My idiolect
I first seriously entertained the idea of becoming a linguist when I got to college and my new friends noticed certain peculiarities of my speech. Up to that point, I'd never realized how much variation there is between what two people think of as the "standard" form of a language.
This realization was helped along by the fact that I was raised in a little island of linguistic oddity known as Pittsburgh. Barbara Johnstone at CMU has studied Pittsburgh English and put together
a website, but here're some of the features that people have noticed in my idiolect. If you haven't before, I'd suggest you think about the unique features of your speech; it can be pretty rewarding to find the little quirks
that separate your usage from the white-bread standard!

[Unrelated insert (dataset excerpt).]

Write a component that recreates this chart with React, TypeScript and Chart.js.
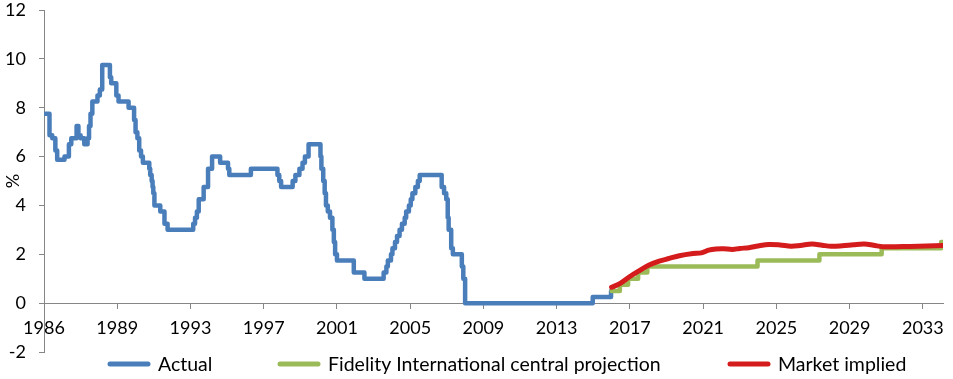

"This needs washed" and "this needs to be washed" are both equally grammatical to me. "This needs washing" sounds affected and questionably grammatical, even though that's standard in most of the U.S.
Positive anymore! "It seems I'm always wearing these shoes anymore" means the same as "It seems I'm always wearing these shoes these days." Other people are confounded by this one, but it's prefectly standard in Western Pennsylvania.
"My one friend" is the same as "one of my friends". It does not imply the speaker has only one friend.
The /i/~/I/ (near-)merger means that I put very similar vowels in "steel" and "mill", so it sounds like I'm saying "still meal" when speaking quickly.
I vocalize /l/s after back vowels, meaning that I pronounce "vowel" more or less the same as "vow". Same with "towel" and "tau" or "cow" and "cowl".
I pronounce the final vowel in "museum" to rhyme with "ham", though no one else I have ever met, my parents included, do so.